Dividends paid from the profits of oil companies will no longer be tax-exempt if the finance bill submitted by President Muhammadu Buhari is passed by the national assembly.
This was contained in a statement released by Yunusa Abdullahi, special adviser on media and communication to Zainab Ahmed, the minister of finance, budget and national planning, on Tuesday.
“This bill seeks to improve revenue by removing the tax exemption granted for dividends or income received from companies charged under the petroleum profits tax act,” the minister was quoted to have said.
“The bill contains some changes to the companies income tax act, value-added tax act, petroleum profits tax act, personal income tax act, capital gains tax act, customs and excise tariff act and stamp duties act.
“The bill also seeks to address the taxation of industries, such as insurance, start-ups, and the capital markets, evaluated by the federal government as critical to the growth and development of the Nigerian economy with a view to stimulating activities in those sectors and fostering overall economic growth.”
The president had submitted the 2020 budget proposal to the national assembly alongside the finance bill.
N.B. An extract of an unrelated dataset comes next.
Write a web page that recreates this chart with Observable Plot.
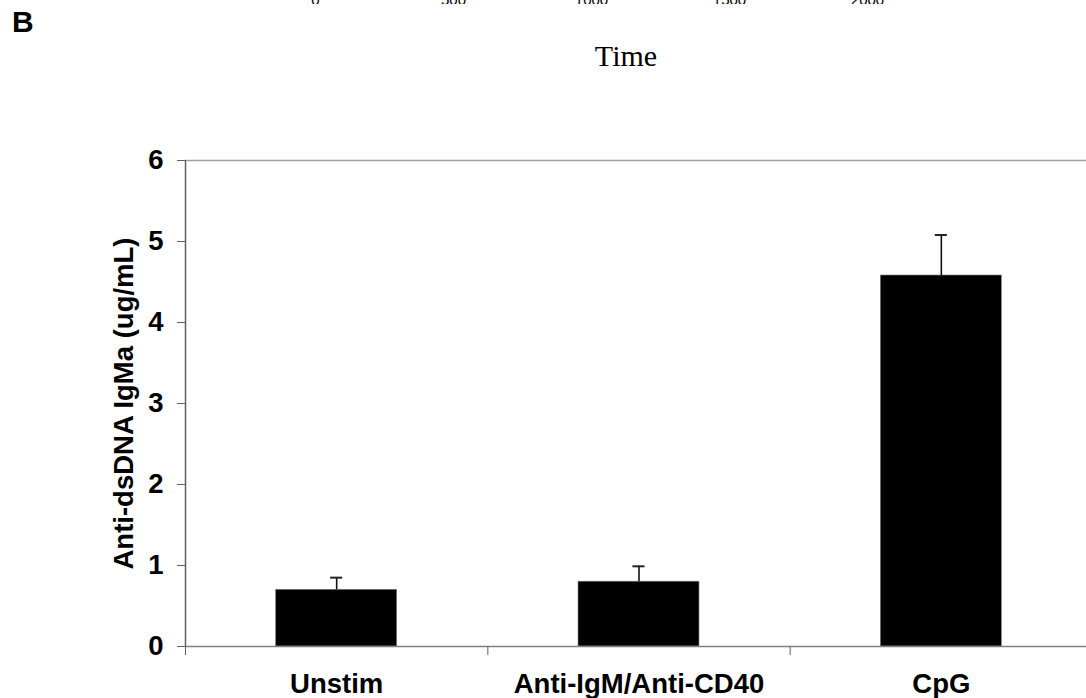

The bill has already scaled second reading at the legislative chambers.
Providing other details of the bill, Ahmed said capital gains tax amendment will cover the taxation of business combination and seeks to prevent abuse of a provision of the act on group restructuring.
In the area of stamp duties, the minister said the new bill will work towards increasing revenue generation from duties on electronic stamps.
While presenting the bill, Buhari had said it would fiscal equity by mitigating instances of regressive taxation; reform domestic tax laws to align with global best practices and introduce tax incentives for investments in infrastructure and capital markets, The Cable reports.